Material provided =>

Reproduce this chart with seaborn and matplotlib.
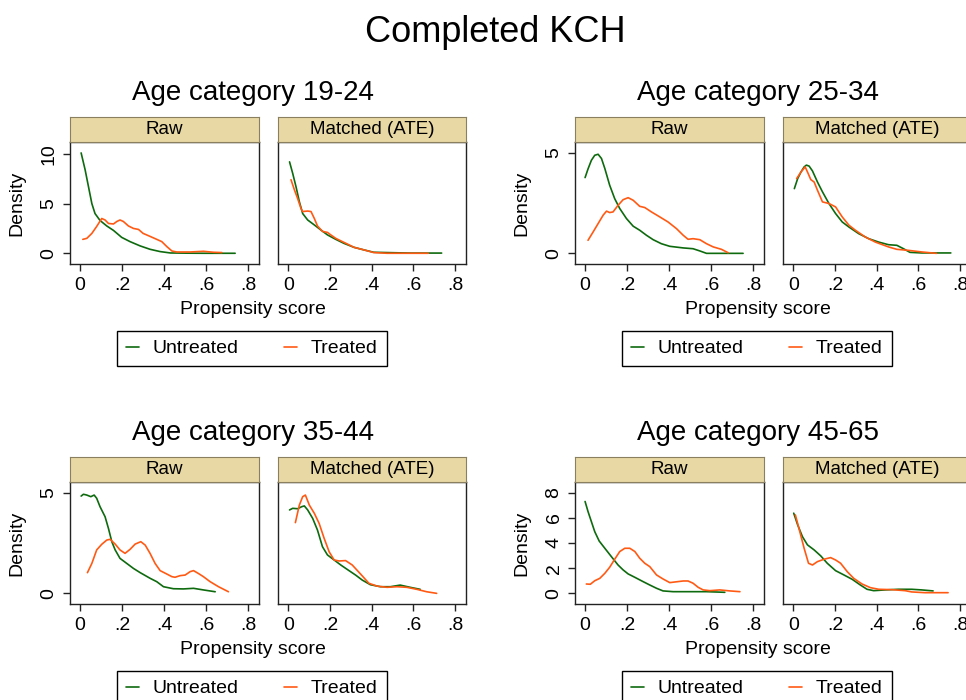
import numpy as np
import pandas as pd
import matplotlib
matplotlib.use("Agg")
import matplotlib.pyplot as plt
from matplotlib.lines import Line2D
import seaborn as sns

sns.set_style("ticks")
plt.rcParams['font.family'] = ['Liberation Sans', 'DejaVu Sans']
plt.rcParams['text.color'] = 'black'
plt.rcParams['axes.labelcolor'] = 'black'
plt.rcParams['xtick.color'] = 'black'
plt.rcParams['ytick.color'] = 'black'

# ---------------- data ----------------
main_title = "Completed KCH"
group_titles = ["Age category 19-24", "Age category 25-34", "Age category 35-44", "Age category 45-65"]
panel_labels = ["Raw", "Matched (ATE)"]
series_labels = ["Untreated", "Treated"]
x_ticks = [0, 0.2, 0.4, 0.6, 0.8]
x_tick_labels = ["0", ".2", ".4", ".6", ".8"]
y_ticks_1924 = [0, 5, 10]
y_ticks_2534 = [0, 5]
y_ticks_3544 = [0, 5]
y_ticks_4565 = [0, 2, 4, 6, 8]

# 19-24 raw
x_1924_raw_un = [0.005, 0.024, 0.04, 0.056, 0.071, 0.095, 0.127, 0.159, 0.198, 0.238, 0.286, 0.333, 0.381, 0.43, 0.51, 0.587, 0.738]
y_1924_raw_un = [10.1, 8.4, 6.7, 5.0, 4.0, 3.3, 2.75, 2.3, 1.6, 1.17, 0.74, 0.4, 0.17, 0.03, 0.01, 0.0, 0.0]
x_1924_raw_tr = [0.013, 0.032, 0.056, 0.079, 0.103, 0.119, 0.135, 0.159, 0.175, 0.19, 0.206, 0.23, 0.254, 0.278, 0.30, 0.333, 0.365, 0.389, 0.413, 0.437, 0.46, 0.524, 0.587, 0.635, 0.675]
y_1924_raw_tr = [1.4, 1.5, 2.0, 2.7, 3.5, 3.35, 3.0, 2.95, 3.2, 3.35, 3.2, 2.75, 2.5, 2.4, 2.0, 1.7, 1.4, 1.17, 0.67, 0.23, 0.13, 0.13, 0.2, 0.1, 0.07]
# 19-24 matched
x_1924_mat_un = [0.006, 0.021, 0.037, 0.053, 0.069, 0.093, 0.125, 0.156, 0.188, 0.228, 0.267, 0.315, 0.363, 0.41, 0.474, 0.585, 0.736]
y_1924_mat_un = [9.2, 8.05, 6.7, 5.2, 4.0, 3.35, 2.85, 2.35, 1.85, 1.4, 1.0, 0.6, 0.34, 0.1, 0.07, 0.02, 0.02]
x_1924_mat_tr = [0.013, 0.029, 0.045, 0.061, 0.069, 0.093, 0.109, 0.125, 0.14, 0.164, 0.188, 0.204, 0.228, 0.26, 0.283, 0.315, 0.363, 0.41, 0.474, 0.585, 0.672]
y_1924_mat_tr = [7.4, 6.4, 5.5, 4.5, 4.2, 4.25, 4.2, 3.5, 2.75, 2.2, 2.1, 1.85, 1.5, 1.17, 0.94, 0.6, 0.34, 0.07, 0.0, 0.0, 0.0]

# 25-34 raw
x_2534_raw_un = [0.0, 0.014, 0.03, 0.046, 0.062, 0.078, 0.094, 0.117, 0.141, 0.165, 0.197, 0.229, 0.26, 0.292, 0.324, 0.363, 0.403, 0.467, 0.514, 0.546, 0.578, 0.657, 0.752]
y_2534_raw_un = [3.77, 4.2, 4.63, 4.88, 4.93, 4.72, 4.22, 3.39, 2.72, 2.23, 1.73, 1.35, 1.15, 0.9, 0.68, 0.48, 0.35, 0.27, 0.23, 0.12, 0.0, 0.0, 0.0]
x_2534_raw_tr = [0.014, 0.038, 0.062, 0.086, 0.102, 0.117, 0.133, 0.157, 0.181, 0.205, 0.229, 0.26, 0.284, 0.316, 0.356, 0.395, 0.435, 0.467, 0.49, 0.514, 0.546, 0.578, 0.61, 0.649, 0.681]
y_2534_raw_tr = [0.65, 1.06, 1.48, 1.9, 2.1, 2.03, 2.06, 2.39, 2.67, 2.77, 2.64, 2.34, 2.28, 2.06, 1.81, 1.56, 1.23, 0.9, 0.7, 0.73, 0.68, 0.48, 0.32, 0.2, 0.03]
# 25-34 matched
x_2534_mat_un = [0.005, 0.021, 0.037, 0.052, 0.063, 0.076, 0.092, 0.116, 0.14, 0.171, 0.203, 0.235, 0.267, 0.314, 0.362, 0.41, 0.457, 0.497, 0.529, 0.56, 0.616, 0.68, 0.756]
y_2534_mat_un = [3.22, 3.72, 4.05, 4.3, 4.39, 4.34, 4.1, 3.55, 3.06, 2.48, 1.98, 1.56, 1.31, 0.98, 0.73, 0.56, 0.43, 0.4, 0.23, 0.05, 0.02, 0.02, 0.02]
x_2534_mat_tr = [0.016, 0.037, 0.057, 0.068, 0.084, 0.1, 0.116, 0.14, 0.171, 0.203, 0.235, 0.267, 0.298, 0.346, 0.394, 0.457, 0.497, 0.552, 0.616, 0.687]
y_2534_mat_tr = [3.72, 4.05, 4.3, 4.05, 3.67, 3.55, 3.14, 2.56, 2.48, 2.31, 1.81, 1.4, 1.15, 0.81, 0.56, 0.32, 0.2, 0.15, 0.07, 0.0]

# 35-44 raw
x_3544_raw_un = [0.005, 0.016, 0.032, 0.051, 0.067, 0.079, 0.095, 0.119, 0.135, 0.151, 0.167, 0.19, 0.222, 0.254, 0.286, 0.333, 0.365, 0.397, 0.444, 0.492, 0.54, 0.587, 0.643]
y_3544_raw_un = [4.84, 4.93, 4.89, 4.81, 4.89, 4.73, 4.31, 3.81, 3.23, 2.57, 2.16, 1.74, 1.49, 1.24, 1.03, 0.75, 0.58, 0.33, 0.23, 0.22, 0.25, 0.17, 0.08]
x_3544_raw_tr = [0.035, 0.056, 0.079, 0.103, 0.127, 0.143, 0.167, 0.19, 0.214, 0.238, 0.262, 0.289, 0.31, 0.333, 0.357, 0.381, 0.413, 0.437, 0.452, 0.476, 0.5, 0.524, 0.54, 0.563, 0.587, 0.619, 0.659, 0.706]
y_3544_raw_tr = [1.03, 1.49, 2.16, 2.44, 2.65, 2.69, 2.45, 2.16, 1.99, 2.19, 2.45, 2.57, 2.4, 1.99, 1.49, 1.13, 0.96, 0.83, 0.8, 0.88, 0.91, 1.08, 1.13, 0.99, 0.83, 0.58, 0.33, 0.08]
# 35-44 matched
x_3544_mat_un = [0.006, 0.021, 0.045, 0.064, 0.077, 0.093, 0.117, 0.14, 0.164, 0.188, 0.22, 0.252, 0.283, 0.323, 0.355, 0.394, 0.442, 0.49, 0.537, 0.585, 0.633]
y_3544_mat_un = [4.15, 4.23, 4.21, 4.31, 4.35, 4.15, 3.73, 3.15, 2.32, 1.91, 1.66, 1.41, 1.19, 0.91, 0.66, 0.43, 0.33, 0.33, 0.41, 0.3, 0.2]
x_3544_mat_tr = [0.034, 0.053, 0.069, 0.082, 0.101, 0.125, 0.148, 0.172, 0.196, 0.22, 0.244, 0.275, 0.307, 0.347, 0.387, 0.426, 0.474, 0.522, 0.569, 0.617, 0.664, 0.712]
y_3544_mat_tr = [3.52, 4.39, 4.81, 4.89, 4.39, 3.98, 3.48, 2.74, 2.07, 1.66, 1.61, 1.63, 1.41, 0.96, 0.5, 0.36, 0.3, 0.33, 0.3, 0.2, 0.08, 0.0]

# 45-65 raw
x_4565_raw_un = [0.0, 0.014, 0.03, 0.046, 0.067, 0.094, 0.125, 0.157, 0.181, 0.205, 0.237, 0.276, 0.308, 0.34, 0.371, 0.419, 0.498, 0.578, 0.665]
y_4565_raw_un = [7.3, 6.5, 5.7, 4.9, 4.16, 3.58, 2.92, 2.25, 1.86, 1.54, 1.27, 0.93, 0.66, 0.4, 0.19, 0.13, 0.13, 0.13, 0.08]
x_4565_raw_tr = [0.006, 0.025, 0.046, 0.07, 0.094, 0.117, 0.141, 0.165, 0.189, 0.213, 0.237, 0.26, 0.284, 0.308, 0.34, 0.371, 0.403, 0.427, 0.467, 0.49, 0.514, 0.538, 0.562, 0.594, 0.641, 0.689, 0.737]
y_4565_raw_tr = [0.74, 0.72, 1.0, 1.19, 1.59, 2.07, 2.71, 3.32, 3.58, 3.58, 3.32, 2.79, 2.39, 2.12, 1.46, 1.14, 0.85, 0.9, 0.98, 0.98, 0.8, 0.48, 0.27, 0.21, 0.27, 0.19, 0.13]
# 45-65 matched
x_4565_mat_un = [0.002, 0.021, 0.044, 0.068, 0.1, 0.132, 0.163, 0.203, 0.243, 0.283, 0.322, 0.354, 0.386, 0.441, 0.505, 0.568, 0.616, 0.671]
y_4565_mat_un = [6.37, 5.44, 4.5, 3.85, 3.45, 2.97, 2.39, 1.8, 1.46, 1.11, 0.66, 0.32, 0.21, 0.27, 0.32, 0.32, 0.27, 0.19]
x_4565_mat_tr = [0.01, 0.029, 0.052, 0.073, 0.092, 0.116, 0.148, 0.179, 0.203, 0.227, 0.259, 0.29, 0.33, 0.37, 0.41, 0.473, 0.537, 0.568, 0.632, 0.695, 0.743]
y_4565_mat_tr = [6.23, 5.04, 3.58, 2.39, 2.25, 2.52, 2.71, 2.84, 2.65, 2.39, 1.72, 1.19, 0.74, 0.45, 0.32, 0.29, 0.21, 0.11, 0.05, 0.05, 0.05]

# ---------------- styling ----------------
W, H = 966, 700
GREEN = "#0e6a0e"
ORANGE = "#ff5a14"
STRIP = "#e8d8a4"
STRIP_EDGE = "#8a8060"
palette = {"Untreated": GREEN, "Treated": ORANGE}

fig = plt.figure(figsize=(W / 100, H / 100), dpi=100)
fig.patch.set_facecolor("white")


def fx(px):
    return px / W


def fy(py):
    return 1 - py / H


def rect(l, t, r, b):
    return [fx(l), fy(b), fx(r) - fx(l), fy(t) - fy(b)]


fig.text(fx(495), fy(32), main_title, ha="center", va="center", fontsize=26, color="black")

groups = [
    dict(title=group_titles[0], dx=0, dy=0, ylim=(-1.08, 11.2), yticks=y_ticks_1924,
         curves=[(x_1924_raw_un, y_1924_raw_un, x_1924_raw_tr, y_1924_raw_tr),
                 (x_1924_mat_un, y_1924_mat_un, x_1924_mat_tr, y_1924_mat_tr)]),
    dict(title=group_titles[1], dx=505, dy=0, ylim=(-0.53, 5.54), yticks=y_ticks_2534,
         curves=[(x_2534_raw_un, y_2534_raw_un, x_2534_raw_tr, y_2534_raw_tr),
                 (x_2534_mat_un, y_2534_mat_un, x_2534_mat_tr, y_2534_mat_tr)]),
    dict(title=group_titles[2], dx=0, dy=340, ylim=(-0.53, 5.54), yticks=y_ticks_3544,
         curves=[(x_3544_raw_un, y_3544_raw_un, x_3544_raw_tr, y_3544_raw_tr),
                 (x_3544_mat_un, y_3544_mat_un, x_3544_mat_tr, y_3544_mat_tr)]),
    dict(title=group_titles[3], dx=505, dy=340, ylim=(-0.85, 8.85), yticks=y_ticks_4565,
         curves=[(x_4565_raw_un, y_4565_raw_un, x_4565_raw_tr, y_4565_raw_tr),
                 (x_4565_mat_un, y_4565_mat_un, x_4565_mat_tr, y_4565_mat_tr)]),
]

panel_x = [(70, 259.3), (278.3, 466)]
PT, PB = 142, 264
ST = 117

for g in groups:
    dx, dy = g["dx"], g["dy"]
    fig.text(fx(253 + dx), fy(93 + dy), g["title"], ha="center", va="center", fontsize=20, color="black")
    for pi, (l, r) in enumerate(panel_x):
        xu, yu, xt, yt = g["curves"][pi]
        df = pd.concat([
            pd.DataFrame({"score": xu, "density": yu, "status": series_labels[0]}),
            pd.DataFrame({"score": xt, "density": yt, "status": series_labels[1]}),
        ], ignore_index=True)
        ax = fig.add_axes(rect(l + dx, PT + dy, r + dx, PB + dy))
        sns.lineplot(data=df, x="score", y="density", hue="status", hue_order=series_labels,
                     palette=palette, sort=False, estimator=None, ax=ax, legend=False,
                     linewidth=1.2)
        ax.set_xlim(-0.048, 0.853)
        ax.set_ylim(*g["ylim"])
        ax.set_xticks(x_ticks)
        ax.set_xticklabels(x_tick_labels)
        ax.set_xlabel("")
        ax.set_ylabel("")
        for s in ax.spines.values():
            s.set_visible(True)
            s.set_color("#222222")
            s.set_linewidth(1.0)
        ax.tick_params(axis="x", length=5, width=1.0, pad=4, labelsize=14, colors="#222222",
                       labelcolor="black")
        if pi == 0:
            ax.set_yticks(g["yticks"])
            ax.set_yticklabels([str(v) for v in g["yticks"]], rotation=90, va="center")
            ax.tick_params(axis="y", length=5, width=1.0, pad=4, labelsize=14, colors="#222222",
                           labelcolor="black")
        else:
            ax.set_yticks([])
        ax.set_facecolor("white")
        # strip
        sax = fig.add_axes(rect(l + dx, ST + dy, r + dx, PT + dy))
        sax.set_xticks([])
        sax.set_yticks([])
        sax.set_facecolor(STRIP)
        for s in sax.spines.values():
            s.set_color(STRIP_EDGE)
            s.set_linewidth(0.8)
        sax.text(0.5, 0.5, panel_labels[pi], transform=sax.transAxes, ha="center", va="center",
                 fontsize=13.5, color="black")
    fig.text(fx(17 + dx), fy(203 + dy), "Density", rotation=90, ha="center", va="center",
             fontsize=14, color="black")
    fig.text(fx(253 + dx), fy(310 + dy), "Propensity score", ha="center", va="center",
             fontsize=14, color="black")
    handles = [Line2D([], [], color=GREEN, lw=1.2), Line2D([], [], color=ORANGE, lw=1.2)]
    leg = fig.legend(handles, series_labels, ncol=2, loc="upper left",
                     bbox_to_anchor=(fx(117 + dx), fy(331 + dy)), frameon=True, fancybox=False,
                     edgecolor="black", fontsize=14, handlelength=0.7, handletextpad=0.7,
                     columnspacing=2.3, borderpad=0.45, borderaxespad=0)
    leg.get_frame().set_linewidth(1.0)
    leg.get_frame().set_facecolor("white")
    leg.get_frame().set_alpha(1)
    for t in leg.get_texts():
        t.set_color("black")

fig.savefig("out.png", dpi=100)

Exercise requirements => Exactly restate the lines from the beginning of the data through the line with "plt.rcParams['ytick.color'] = 'black'", and no others, keeping pictures out.

Expected answer =>
Reproduce this chart with seaborn and matplotlib.
import numpy as np
import pandas as pd
import matplotlib
matplotlib.use("Agg")
import matplotlib.pyplot as plt
from matplotlib.lines import Line2D
import seaborn as sns

sns.set_style("ticks")
plt.rcParams['font.family'] = ['Liberation Sans', 'DejaVu Sans']
plt.rcParams['text.color'] = 'black'
plt.rcParams['axes.labelcolor'] = 'black'
plt.rcParams['xtick.color'] = 'black'
plt.rcParams['ytick.color'] = 'black'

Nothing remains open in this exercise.